— Start of Supplied entries —
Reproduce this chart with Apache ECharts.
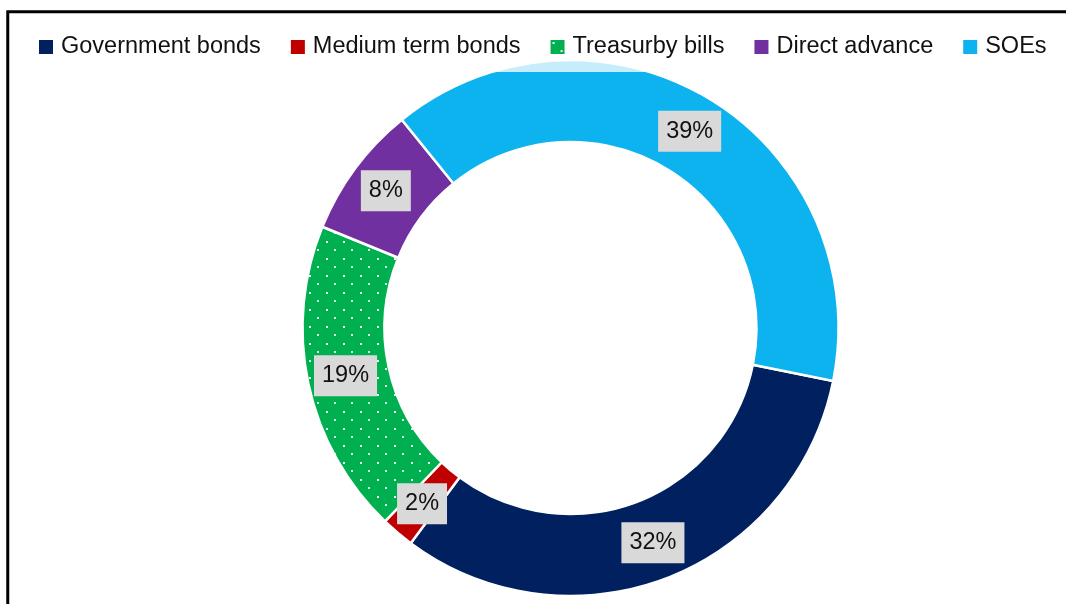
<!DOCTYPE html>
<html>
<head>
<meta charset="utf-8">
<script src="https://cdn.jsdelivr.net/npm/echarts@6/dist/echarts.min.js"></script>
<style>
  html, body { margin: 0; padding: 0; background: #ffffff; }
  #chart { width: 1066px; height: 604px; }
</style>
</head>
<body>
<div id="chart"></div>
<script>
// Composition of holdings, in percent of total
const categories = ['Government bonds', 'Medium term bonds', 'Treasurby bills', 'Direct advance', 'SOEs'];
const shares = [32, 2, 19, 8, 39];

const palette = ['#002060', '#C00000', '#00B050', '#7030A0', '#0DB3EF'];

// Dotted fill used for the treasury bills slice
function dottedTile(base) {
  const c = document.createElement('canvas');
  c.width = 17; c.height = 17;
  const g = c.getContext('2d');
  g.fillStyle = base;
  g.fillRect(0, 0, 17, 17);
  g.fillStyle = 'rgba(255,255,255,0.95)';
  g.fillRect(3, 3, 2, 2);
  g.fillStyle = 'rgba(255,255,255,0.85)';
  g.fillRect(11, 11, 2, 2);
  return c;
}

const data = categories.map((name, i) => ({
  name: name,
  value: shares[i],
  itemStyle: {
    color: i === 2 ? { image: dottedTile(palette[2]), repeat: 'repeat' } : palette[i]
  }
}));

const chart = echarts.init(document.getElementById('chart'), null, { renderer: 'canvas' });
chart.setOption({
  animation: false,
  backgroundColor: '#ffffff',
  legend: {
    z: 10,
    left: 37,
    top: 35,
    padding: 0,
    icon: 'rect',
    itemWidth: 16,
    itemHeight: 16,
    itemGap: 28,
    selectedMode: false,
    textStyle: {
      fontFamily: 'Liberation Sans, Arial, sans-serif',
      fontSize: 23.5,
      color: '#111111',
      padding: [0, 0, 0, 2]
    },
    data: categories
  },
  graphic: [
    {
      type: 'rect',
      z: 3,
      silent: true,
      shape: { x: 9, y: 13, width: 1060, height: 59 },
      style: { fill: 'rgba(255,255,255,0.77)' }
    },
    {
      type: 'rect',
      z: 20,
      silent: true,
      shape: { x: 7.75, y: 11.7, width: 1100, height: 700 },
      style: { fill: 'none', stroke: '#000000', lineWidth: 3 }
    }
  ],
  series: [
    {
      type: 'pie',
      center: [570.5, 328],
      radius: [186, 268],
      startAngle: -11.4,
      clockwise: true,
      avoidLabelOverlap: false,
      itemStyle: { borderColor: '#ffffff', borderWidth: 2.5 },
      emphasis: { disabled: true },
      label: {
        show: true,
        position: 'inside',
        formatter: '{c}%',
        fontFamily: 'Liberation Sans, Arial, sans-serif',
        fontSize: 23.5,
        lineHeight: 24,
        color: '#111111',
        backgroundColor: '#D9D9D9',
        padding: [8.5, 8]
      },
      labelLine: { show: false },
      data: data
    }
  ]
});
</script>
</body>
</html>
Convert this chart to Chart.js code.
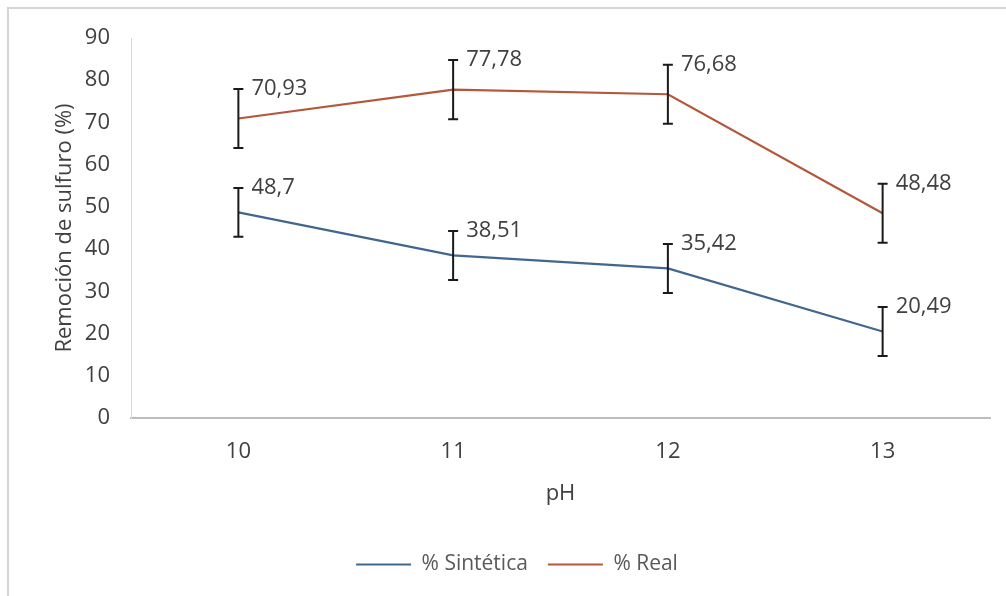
— End of Supplied entries —
## What you will do
Reproduce the data above in full, exactly as it is, with the pictures left out.

## Answer to the task
Reproduce this chart with Apache ECharts.
<!DOCTYPE html>
<html>
<head>
<meta charset="utf-8">
<script src="https://cdn.jsdelivr.net/npm/echarts@6/dist/echarts.min.js"></script>
<style>
  html, body { margin: 0; padding: 0; background: #ffffff; }
  #chart { width: 1066px; height: 604px; }
</style>
</head>
<body>
<div id="chart"></div>
<script>
// Composition of holdings, in percent of total
const categories = ['Government bonds', 'Medium term bonds', 'Treasurby bills', 'Direct advance', 'SOEs'];
const shares = [32, 2, 19, 8, 39];

const palette = ['#002060', '#C00000', '#00B050', '#7030A0', '#0DB3EF'];

// Dotted fill used for the treasury bills slice
function dottedTile(base) {
  const c = document.createElement('canvas');
  c.width = 17; c.height = 17;
  const g = c.getContext('2d');
  g.fillStyle = base;
  g.fillRect(0, 0, 17, 17);
  g.fillStyle = 'rgba(255,255,255,0.95)';
  g.fillRect(3, 3, 2, 2);
  g.fillStyle = 'rgba(255,255,255,0.85)';
  g.fillRect(11, 11, 2, 2);
  return c;
}

const data = categories.map((name, i) => ({
  name: name,
  value: shares[i],
  itemStyle: {
    color: i === 2 ? { image: dottedTile(palette[2]), repeat: 'repeat' } : palette[i]
  }
}));

const chart = echarts.init(document.getElementById('chart'), null, { renderer: 'canvas' });
chart.setOption({
  animation: false,
  backgroundColor: '#ffffff',
  legend: {
    z: 10,
    left: 37,
    top: 35,
    padding: 0,
    icon: 'rect',
    itemWidth: 16,
    itemHeight: 16,
    itemGap: 28,
    selectedMode: false,
    textStyle: {
      fontFamily: 'Liberation Sans, Arial, sans-serif',
      fontSize: 23.5,
      color: '#111111',
      padding: [0, 0, 0, 2]
    },
    data: categories
  },
  graphic: [
    {
      type: 'rect',
      z: 3,
      silent: true,
      shape: { x: 9, y: 13, width: 1060, height: 59 },
      style: { fill: 'rgba(255,255,255,0.77)' }
    },
    {
      type: 'rect',
      z: 20,
      silent: true,
      shape: { x: 7.75, y: 11.7, width: 1100, height: 700 },
      style: { fill: 'none', stroke: '#000000', lineWidth: 3 }
    }
  ],
  series: [
    {
      type: 'pie',
      center: [570.5, 328],
      radius: [186, 268],
      startAngle: -11.4,
      clockwise: true,
      avoidLabelOverlap: false,
      itemStyle: { borderColor: '#ffffff', borderWidth: 2.5 },
      emphasis: { disabled: true },
      label: {
        show: true,
        position: 'inside',
        formatter: '{c}%',
        fontFamily: 'Liberation Sans, Arial, sans-serif',
        fontSize: 23.5,
        lineHeight: 24,
        color: '#111111',
        backgroundColor: '#D9D9D9',
        padding: [8.5, 8]
      },
      labelLine: { show: false },
      data: data
    }
  ]
});
</script>
</body>
</html>
Convert this chart to Chart.js code.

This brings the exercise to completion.